▶ [Data shown]
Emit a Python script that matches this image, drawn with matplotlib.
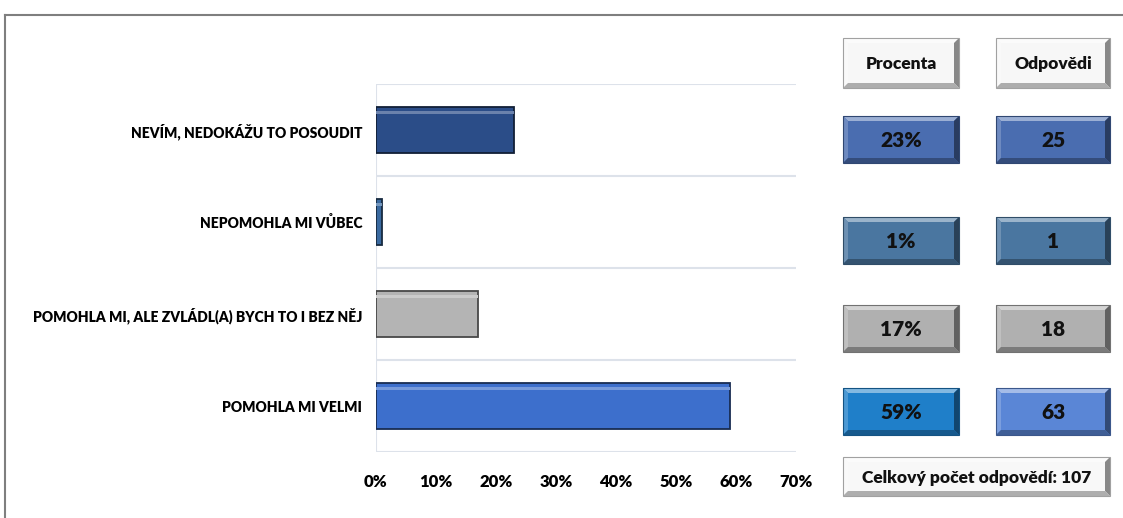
import numpy as np
import matplotlib.pyplot as plt
from matplotlib.patches import Rectangle, Polygon
from matplotlib.colors import to_rgb

# data (bottom to top)
categories = ["POMOHLA MI VELMI",
              "POMOHLA MI, ALE ZVLÁDL(A) BYCH TO I BEZ NĚJ",
              "NEPOMOHLA MI VŮBEC",
              "NEVÍM, NEDOKÁŽU TO POSOUDIT"]
percents = [59, 17, 1, 23]
answers = [63, 18, 1, 25]
total = 107
bar_colors = ["#3d6fcc", "#b4b4b4", "#3a6aa0", "#2b4d88"]
pct_box_colors = ["#1f7fc9", "#b0b0b0", "#4a76a0", "#4a6db0"]
ans_box_colors = ["#5a86d6", "#b0b0b0", "#4a76a0", "#4a6db0"]
xticks = [0, 10, 20, 30, 40, 50, 60, 70]

plt.rcParams['font.family'] = ['Lato', 'DejaVu Sans']
WEIGHT = 'heavy'

W, H = 1123, 518
fig = plt.figure(figsize=(W / 100, H / 100), dpi=100)


def shade(c, f):
    r = np.array(to_rgb(c))
    if f > 0:
        return tuple(r + (1 - r) * f)
    return tuple(r * (1 + f))


# chart axes
ax = fig.add_axes([376 / W, (H - 452) / H, 420 / W, (452 - 84) / H])
y = np.arange(len(categories))
ax.barh(y, percents, height=0.5, color=bar_colors,
        edgecolor=[shade(c, -0.6) for c in bar_colors], linewidth=1.3, zorder=3)
ax.barh(y + 0.19, percents, height=0.03,
        color=[shade(c, 0.3) for c in bar_colors], linewidth=0, zorder=4)
ax.set_xlim(0, 70)
ax.set_ylim(-0.5, len(categories) - 0.5)
for g in np.arange(-0.5, len(categories), 1.0):
    ax.axhline(g, color="#dde2ea", lw=1.5, zorder=1)
ax.axvline(0, color="#dde2ea", lw=1.5, zorder=1)
for s in ax.spines.values():
    s.set_visible(False)
ax.set_xticks(xticks)
ax.set_xticklabels([f"{t}%" for t in xticks], fontsize=12, fontweight=WEIGHT)
ax.set_yticks(y)
ax.set_yticklabels(categories, fontsize=10, fontweight=WEIGHT)
ax.tick_params(axis='y', length=0, pad=10)
ax.tick_params(axis='x', length=0, pad=16)

# overlay in pixel coordinates for the frame and boxes
ov = fig.add_axes([0, 0, 1, 1])
ov.set_xlim(0, W)
ov.set_ylim(H, 0)
ov.axis('off')
ov.set_zorder(-1)
ov.plot([5, W], [15, 15], color="#7f7f7f", lw=1.5)
ov.plot([5, 5], [15, H], color="#7f7f7f", lw=1.5)


def bevel_box(x0, y0, w, h, color, text, size, b=5):
    x1, y1 = x0 + w, y0 + h
    ov.add_patch(Rectangle((x0, y0), w, h, facecolor=color, edgecolor="none"))
    ov.add_patch(Polygon([(x0, y0), (x1, y0), (x1 - b, y0 + b), (x0 + b, y0 + b)],
                         facecolor=shade(color, 0.45), edgecolor="none"))
    ov.add_patch(Polygon([(x0, y0), (x0 + b, y0 + b), (x0 + b, y1 - b), (x0, y1)],
                         facecolor=shade(color, 0.2), edgecolor="none"))
    ov.add_patch(Polygon([(x1, y0), (x1, y1), (x1 - b, y1 - b), (x1 - b, y0 + b)],
                         facecolor=shade(color, -0.45), edgecolor="none"))
    ov.add_patch(Polygon([(x0, y1), (x1, y1), (x1 - b, y1 - b), (x0 + b, y1 - b)],
                         facecolor=shade(color, -0.3), edgecolor="none"))
    ov.add_patch(Rectangle((x0, y0), w, h, facecolor="none",
                           edgecolor=shade(color, -0.35), lw=0.8))
    ov.text((x0 + x1) / 2, (y0 + y1) / 2 + 1, text, ha='center', va='center',
            fontsize=size, fontweight=WEIGHT, color="#111111")


bevel_box(843, 38, 116, 50, "#f7f7f7", "Procenta", 12.5)
bevel_box(996, 38, 114, 50, "#f7f7f7", "Odpovědi", 12.5)

box_tops = [388, 305, 217, 116]
for i in range(len(categories)):
    bevel_box(843, box_tops[i], 116, 47, pct_box_colors[i], f"{percents[i]}%", 15)
    bevel_box(996, box_tops[i], 114, 47, ans_box_colors[i], f"{answers[i]}", 15)

bevel_box(843, 457, 267, 39, "#f8f8f8", f"Celkový počet odpovědí: {total}", 12.5)

fig.savefig("out.png", dpi=100)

▶ [Instructions to follow] Leave out the pictures and copy the rest of the material above exactly.

▶ [Output of the exercise]
Emit a Python script that matches this image, drawn with matplotlib.
import numpy as np
import matplotlib.pyplot as plt
from matplotlib.patches import Rectangle, Polygon
from matplotlib.colors import to_rgb

# data (bottom to top)
categories = ["POMOHLA MI VELMI",
              "POMOHLA MI, ALE ZVLÁDL(A) BYCH TO I BEZ NĚJ",
              "NEPOMOHLA MI VŮBEC",
              "NEVÍM, NEDOKÁŽU TO POSOUDIT"]
percents = [59, 17, 1, 23]
answers = [63, 18, 1, 25]
total = 107
bar_colors = ["#3d6fcc", "#b4b4b4", "#3a6aa0", "#2b4d88"]
pct_box_colors = ["#1f7fc9", "#b0b0b0", "#4a76a0", "#4a6db0"]
ans_box_colors = ["#5a86d6", "#b0b0b0", "#4a76a0", "#4a6db0"]
xticks = [0, 10, 20, 30, 40, 50, 60, 70]

plt.rcParams['font.family'] = ['Lato', 'DejaVu Sans']
WEIGHT = 'heavy'

W, H = 1123, 518
fig = plt.figure(figsize=(W / 100, H / 100), dpi=100)


def shade(c, f):
    r = np.array(to_rgb(c))
    if f > 0:
        return tuple(r + (1 - r) * f)
    return tuple(r * (1 + f))


# chart axes
ax = fig.add_axes([376 / W, (H - 452) / H, 420 / W, (452 - 84) / H])
y = np.arange(len(categories))
ax.barh(y, percents, height=0.5, color=bar_colors,
        edgecolor=[shade(c, -0.6) for c in bar_colors], linewidth=1.3, zorder=3)
ax.barh(y + 0.19, percents, height=0.03,
        color=[shade(c, 0.3) for c in bar_colors], linewidth=0, zorder=4)
ax.set_xlim(0, 70)
ax.set_ylim(-0.5, len(categories) - 0.5)
for g in np.arange(-0.5, len(categories), 1.0):
    ax.axhline(g, color="#dde2ea", lw=1.5, zorder=1)
ax.axvline(0, color="#dde2ea", lw=1.5, zorder=1)
for s in ax.spines.values():
    s.set_visible(False)
ax.set_xticks(xticks)
ax.set_xticklabels([f"{t}%" for t in xticks], fontsize=12, fontweight=WEIGHT)
ax.set_yticks(y)
ax.set_yticklabels(categories, fontsize=10, fontweight=WEIGHT)
ax.tick_params(axis='y', length=0, pad=10)
ax.tick_params(axis='x', length=0, pad=16)

# overlay in pixel coordinates for the frame and boxes
ov = fig.add_axes([0, 0, 1, 1])
ov.set_xlim(0, W)
ov.set_ylim(H, 0)
ov.axis('off')
ov.set_zorder(-1)
ov.plot([5, W], [15, 15], color="#7f7f7f", lw=1.5)
ov.plot([5, 5], [15, H], color="#7f7f7f", lw=1.5)


def bevel_box(x0, y0, w, h, color, text, size, b=5):
    x1, y1 = x0 + w, y0 + h
    ov.add_patch(Rectangle((x0, y0), w, h, facecolor=color, edgecolor="none"))
    ov.add_patch(Polygon([(x0, y0), (x1, y0), (x1 - b, y0 + b), (x0 + b, y0 + b)],
                         facecolor=shade(color, 0.45), edgecolor="none"))
    ov.add_patch(Polygon([(x0, y0), (x0 + b, y0 + b), (x0 + b, y1 - b), (x0, y1)],
                         facecolor=shade(color, 0.2), edgecolor="none"))
    ov.add_patch(Polygon([(x1, y0), (x1, y1), (x1 - b, y1 - b), (x1 - b, y0 + b)],
                         facecolor=shade(color, -0.45), edgecolor="none"))
    ov.add_patch(Polygon([(x0, y1), (x1, y1), (x1 - b, y1 - b), (x0 + b, y1 - b)],
                         facecolor=shade(color, -0.3), edgecolor="none"))
    ov.add_patch(Rectangle((x0, y0), w, h, facecolor="none",
                           edgecolor=shade(color, -0.35), lw=0.8))
    ov.text((x0 + x1) / 2, (y0 + y1) / 2 + 1, text, ha='center', va='center',
            fontsize=size, fontweight=WEIGHT, color="#111111")


bevel_box(843, 38, 116, 50, "#f7f7f7", "Procenta", 12.5)
bevel_box(996, 38, 114, 50, "#f7f7f7", "Odpovědi", 12.5)

box_tops = [388, 305, 217, 116]
for i in range(len(categories)):
    bevel_box(843, box_tops[i], 116, 47, pct_box_colors[i], f"{percents[i]}%", 15)
    bevel_box(996, box_tops[i], 114, 47, ans_box_colors[i], f"{answers[i]}", 15)

bevel_box(843, 457, 267, 39, "#f8f8f8", f"Celkový počet odpovědí: {total}", 12.5)

fig.savefig("out.png", dpi=100)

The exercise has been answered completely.